Housing secretary Robert Jenrick last month announced a so-called “Christmas truce”, meaning bailiffs were not allowed to enforce possession orders between 11 December and 11 January. But now the government is under growing pressure to keep the eviction ban in place during the current lockdown.
The initial ban, introduced at the start of lockdown in March 2020, was last year extended three times with the third extension, to 20 September, also requiring landlords to give tenants a six-month notice period.
The latest ban on evictions due to the pandemic is due to end on Monday.
But there are growing calls for the ban to be extended, after the PM Boris Johnston revealed this week that it is “under review” following a question put to him in parliament by the leader of the opposition Sir Kier Starmer.
Labour MP Clive Betts, who chairs the housing, communities and local government committee, said: “It is disappointing the government is again leaving it until the last minute to announce an inevitable extension to the evictions ban.”
Greater Manchester mayor Andy Burnham has called for the ban to be kept in place “beyond March so that we can take this right the way through the pandemic”.

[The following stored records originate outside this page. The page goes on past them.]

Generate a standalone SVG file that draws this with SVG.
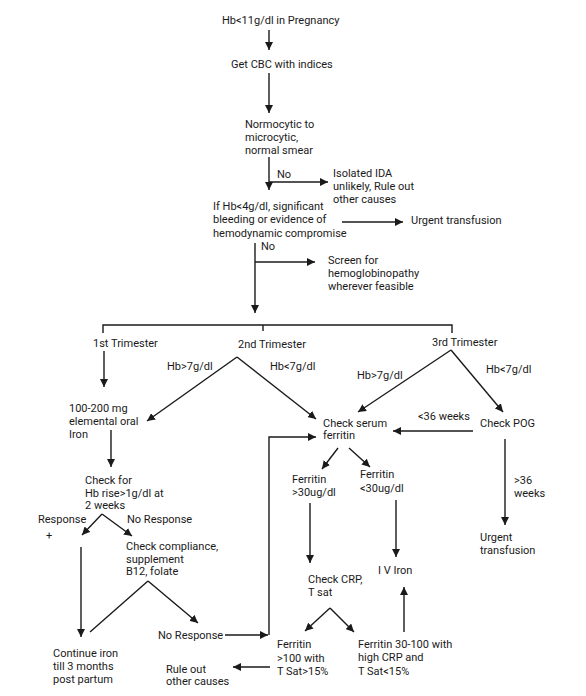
<svg xmlns="http://www.w3.org/2000/svg" width="586" height="696" viewBox="0 0 586 696">
<style>
text{font-family:Roboto,"Liberation Sans",sans-serif;font-size:11px;fill:#1a1a1a}
.c line,.c polyline,.c path{stroke:#1a1a1a;stroke-width:1.4;fill:none}
.a{marker-end:url(#ah)}
</style>
<defs>
<marker id="ah" markerUnits="userSpaceOnUse" markerWidth="9" markerHeight="8" refX="8" refY="4" orient="auto">
<path d="M0,0 L8,4 L0,8 z" fill="#1a1a1a" stroke="none"/>
</marker>
</defs>
<rect width="586" height="696" fill="#fff"/>
<g class="c" id="connectors">
<line class="a" x1="269" y1="30" x2="269" y2="50"/>
<line class="a" x1="269" y1="73" x2="269" y2="113"/>
<line class="a" x1="269" y1="157" x2="269" y2="190"/>
<line class="a" x1="269" y1="182" x2="328" y2="182"/>
<line class="a" x1="342" y1="222" x2="403" y2="222"/>
<line class="a" x1="255" y1="243" x2="255" y2="313"/>
<line class="a" x1="255" y1="262" x2="315" y2="262"/>
<polyline points="103,333 103,325 452,325 452,333"/>
<line x1="263" y1="325" x2="263" y2="331"/>
<line class="a" x1="104" y1="351" x2="104" y2="387"/>
<line class="a" x1="237" y1="357" x2="147" y2="421"/>
<line class="a" x1="237" y1="357" x2="316" y2="419"/>
<line class="a" x1="451" y1="350" x2="358" y2="412"/>
<line class="a" x1="451" y1="350" x2="503" y2="412"/>
<line class="a" x1="111" y1="430" x2="111" y2="467"/>
<line class="a" x1="473" y1="431" x2="393" y2="431"/>
<line class="a" x1="338" y1="448" x2="322" y2="469"/>
<line class="a" x1="349" y1="448" x2="370" y2="467"/>
<line class="a" x1="505" y1="439" x2="505" y2="525"/>
<line class="a" x1="310" y1="503" x2="310" y2="563"/>
<line class="a" x1="396" y1="500" x2="396" y2="557"/>
<line class="a" x1="102" y1="514" x2="82" y2="535"/>
<line class="a" x1="102" y1="514" x2="132" y2="536"/>
<line class="a" x1="81" y1="547" x2="81" y2="637"/>
<line x1="148" y1="581" x2="90" y2="632"/>
<line class="a" x1="148" y1="581" x2="198" y2="623"/>
<line class="a" x1="225" y1="635" x2="268" y2="635"/>
<polyline class="a" points="269,635 269,437 316,437"/>
<line class="a" x1="330" y1="608" x2="305" y2="631"/>
<line class="a" x1="330" y1="608" x2="354" y2="632"/>
<line class="a" x1="404" y1="632" x2="404" y2="587"/>
<line class="a" x1="270" y1="667" x2="233" y2="667"/>
</g>
<g id="n-start"><text x="222" y="24">Hb&lt;11g/dl in Pregnancy</text></g>
<g id="n-cbc"><text x="231" y="68">Get CBC with indices</text></g>
<g id="n-normo"><text x="245" y="128">Normocytic to</text><text x="245" y="141">microcytic,</text><text x="245" y="154">normal smear</text></g>
<g id="l-no1"><text x="277" y="178">No</text></g>
<g id="n-isolated"><text x="333" y="177">Isolated IDA</text><text x="333" y="190">unlikely, Rule out</text><text x="333" y="203">other causes</text></g>
<g id="n-hb4"><text x="213" y="210">If Hb&lt;4g/dl, significant</text><text x="213" y="223">bleeding or evidence of</text><text x="213" y="237">hemodynamic compromise</text></g>
<g id="n-urgent1"><text x="411" y="224">Urgent transfusion</text></g>
<g id="l-no2"><text x="261" y="250">No</text></g>
<g id="n-screen"><text x="328" y="264">Screen for</text><text x="328" y="277">hemoglobinopathy</text><text x="328" y="290">wherever feasible</text></g>
<g id="n-t1"><text x="93" y="347">1st Trimester</text></g>
<g id="n-t2"><text x="238" y="348">2nd Trimester</text></g>
<g id="n-t3"><text x="432" y="346">3rd Trimester</text></g>
<g id="l-t2a"><text x="167" y="370">Hb&gt;7g/dl</text></g>
<g id="l-t2b"><text x="270" y="370">Hb&lt;7g/dl</text></g>
<g id="l-t3a"><text x="357" y="379">Hb&gt;7g/dl</text></g>
<g id="l-t3b"><text x="486" y="373">Hb&lt;7g/dl</text></g>
<g id="n-oral"><text x="69" y="412">100-200 mg</text><text x="69" y="425">elemental oral</text><text x="69" y="438">Iron</text></g>
<g id="n-ferritin"><text x="323" y="427">Check serum</text><text x="323" y="439">ferritin</text></g>
<g id="l-lt36"><text x="418" y="420">&lt;36 weeks</text></g>
<g id="n-pog"><text x="480" y="427">Check POG</text></g>
<g id="n-checkhb"><text x="85" y="484">Check for</text><text x="85" y="497">Hb rise&gt;1g/dl at</text><text x="85" y="509">2 weeks</text></g>
<g id="n-fgt30"><text x="292" y="483">Ferritin</text><text x="292" y="496">&gt;30ug/dl</text></g>
<g id="n-flt30"><text x="360" y="478">Ferritin</text><text x="360" y="492">&lt;30ug/dl</text></g>
<g id="l-gt36"><text x="514" y="484">&gt;36</text><text x="514" y="497">weeks</text></g>
<g id="l-resp"><text x="38" y="523">Response</text><text x="46" y="539">+</text></g>
<g id="l-noresp1"><text x="127" y="523">No Response</text></g>
<g id="n-urgent2"><text x="480" y="541">Urgent</text><text x="480" y="554">transfusion</text></g>
<g id="n-compliance"><text x="126" y="550">Check compliance,</text><text x="126" y="563">supplement</text><text x="126" y="575">B12, folate</text></g>
<g id="n-iviron"><text x="378" y="574">I V Iron</text></g>
<g id="n-crp"><text x="308" y="583">Check CRP,</text><text x="308" y="596">T sat</text></g>
<g id="n-noresp2"><text x="158" y="639">No Response</text></g>
<g id="n-f100"><text x="277" y="648">Ferritin</text><text x="277" y="662">&gt;100 with</text><text x="277" y="675">T Sat&gt;15%</text></g>
<g id="n-f30100"><text x="358" y="648">Ferritin 30-100 with</text><text x="358" y="661">high CRP and</text><text x="358" y="675">T Sat&lt;15%</text></g>
<g id="n-continue"><text x="53" y="657">Continue iron</text><text x="53" y="670">till 3 months</text><text x="53" y="683">post partum</text></g>
<g id="n-ruleout"><text x="166" y="673">Rule out</text><text x="166" y="685">other causes</text></g>
</svg>
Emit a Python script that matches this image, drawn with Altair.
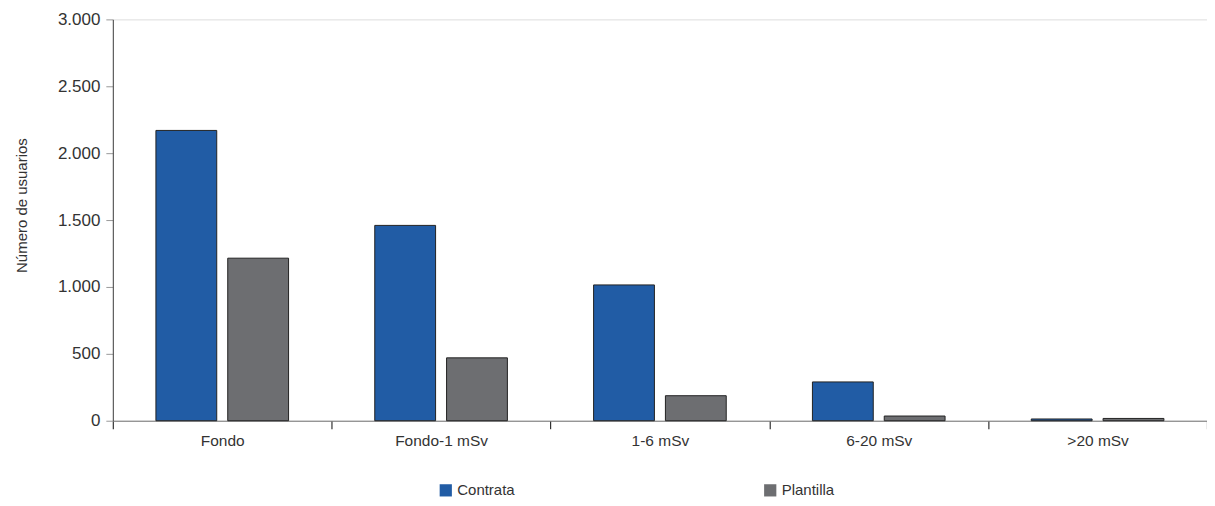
import altair as alt
import pandas as pd

categories = ["Fondo", "Fondo-1 mSv", "1-6 mSv", "6-20 mSv", ">20 mSv"]
series = ["Contrata", "Plantilla"]
contrata = [2170, 1460, 1015, 290, 13]
plantilla = [1215, 470, 187, 35, 17]
colors = ["#215ca5", "#6d6e71"]

rows = []
for c, v1, v2 in zip(categories, contrata, plantilla):
    rows.append({"cat": c, "serie": series[0], "val": v1})
    rows.append({"cat": c, "serie": series[1], "val": v2})
df = pd.DataFrame(rows)

FONT = "Liberation Sans"

chart = alt.Chart(df).mark_bar(
    stroke="#222222", strokeWidth=1
).encode(
    x=alt.X("cat:N", sort=categories, title=None,
            scale=alt.Scale(paddingInner=0, paddingOuter=0),
            axis=alt.Axis(labelAngle=0, tickBand="extent", labelFontSize=15.5,
                          labelColor="#333333", labelFont=FONT, labelPadding=5,
                          domainColor="#777777", tickColor="#333333",
                          tickSize=8, tickWidth=1.2)),
    xOffset=alt.XOffset("serie:N", sort=series,
                        scale=alt.Scale(paddingInner=0.153, paddingOuter=0.6)),
    y=alt.Y("val:Q", title="Número de usuarios",
            scale=alt.Scale(domain=[0, 3000]),
            axis=alt.Axis(values=[0, 500, 1000, 1500, 2000, 2500, 3000],
                          labelExpr="replace(format(datum.value, ','), ',', '.')",
                          labelFontSize=17, labelColor="#333333", labelFont=FONT,
                          titleFont=FONT, titleFontSize=15, titleFontWeight="normal",
                          titleColor="#333333", titlePadding=28, titleY=186,
                          domainColor="#444444", tickColor="#999999",
                          tickSize=7, labelPadding=6, grid=False)),
    color=alt.Color("serie:N", sort=series,
                    scale=alt.Scale(domain=series, range=colors),
                    legend=alt.Legend(title=None, orient="none", legendX=326,
                                      legendY=464, direction="horizontal",
                                      columns=2, columnPadding=248,
                                      symbolType="square", symbolSize=150,
                                      symbolStrokeWidth=0, labelFontSize=15,
                                      labelFont=FONT, labelColor="#333333",
                                      symbolOffset=0, labelOffset=4)),
).properties(
    width=1096, height=402,
    autosize=alt.AutoSizeParams(type="none"),
    padding={"left": 105, "top": 11, "right": 0, "bottom": 77},
).configure_view(
    fill="#dde3ef", stroke="#555555", strokeWidth=1
).configure(background="white")

chart.save("out.html", embed_options={"renderer": "svg", "actions": False})
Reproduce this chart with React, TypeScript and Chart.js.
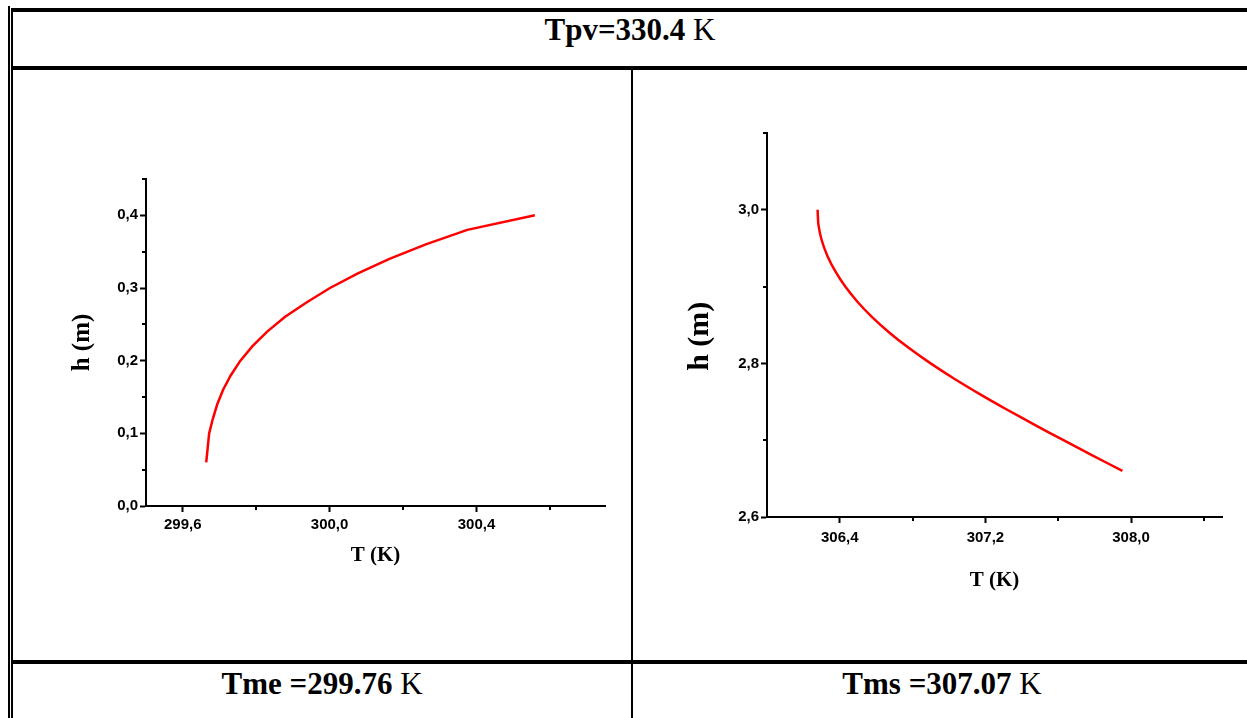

Polly Neate, chief executive of Shelter, fears that there will be a sharp rise in evictions if the ban is not extended over the next couple of days.
Neate commented: “It is just too dangerous to start evicting people from their homes with Covid case numbers so high.
“You cannot follow the order to stay at home if you are evicted and facing homelessness.
“It’s not safe for people to attend court, nor is it safe for bailiffs to enter people’s homes and forcibly remove them.”
The Scottish government yesterday extended its ban on evictions in response to a sharp rise in Covid-19 cases.
Regulations will be presented in the Scottish parliament next week to extend the existing rules, which prevent bailiffs from enforcing eviction notices, until 31 March.
Sally Thomas, chief executive at the Scottish Federation of Housing Associations, said: “It is absolutely the right thing to do that we look after people’s health and well-being and we protect tenants who are struggling to pay their rent as a result of the financial effects of COVID-19, but it is of paramount importance that our members can act when there are cases of serious anti-social or criminal behaviour.
“We are pleased that the government has kept the exemptions in place for such incidences.”